REDMOND, Wash. — A Redmond-based company could help NASA scientists unlock the secrets of the solar system and how life on Earth began — so small stakes stuff.
We’re talking about L3 Harris, formerly known as Aerojet Rocketdyne. KIRO 7′s Ranji Sinha spoke to a company exec who says the company’s work on NASA’s OSIRIS-REx mission could lead to future asteroid trips and a far future that sounds more like science fiction.
The company was instrumental in helping NASA bring a sample from an asteroid back to Earth, and work done here could pave the way for a future where humans travel to the asteroid belt, visit asteroids, work and mine the asteroid belt. It sounds like sci-fi but It’s not.
For company executive Bill Cahill, Sunday was the culmination of years of work.
“A tremendous sense of pride and accomplishment — all of the contributions from the folks here in Redmond who were able to make that happen,” said Cahill.
Sunday was when a NASA capsule landed in the Utah desert carrying samples from an asteroid. The OSIRIS-REx mission that started in 2016 came back to earth. Aerojet Rocketdyne was behind the propulsion design and helped build the engines for the mission spacecraft.
“The mission as a whole was extremely ambitious …we built the thrusters for the entire OSIRIS-REx mission…the very, very fine and delicate maneuvering around the asteroid to keep it in orbit,” said Cahill, who is a program manager at Aerojet Rocketdyne.
Aerojet Rocketdyne developed four types of engines and 28 were used in the mission. It took more than two years for the spacecraft to reach the asteroid named Bennu. A spacecraft touched down on it in 2020, collected samples and then took off for the voyage home. Those samples are now on Earth; scientists will study them to answer how the Earth and solar system were made.
For AR and its 450 employees, the company had to create an engine that could make a soft landing, and that effort proves it can be done. Cahill had to admit that returning a scientific sample back to Earth proves that we could see equipment and people making soft landings on asteroids in the future.

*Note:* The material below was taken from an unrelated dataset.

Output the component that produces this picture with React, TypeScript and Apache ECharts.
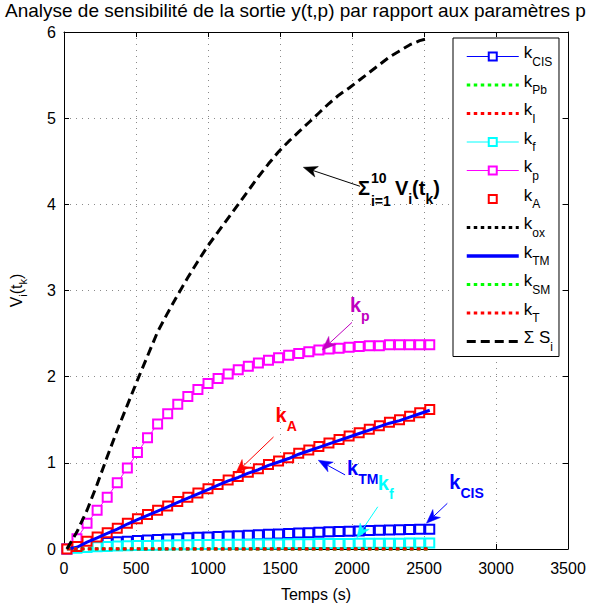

Cahill also said that could open the option of bringing all kinds of things back to Earth, for now, though, accomplishing the science and studying the asteroid samples is key.
“There’s no substitute to having the materials on the surface of the Earth where we have access to all the machinery and labs to do a full exploration,” said Cahill.
AR says it will study the performance of its engines and that it is already involved in another effort to get spacecraft to a different asteroid.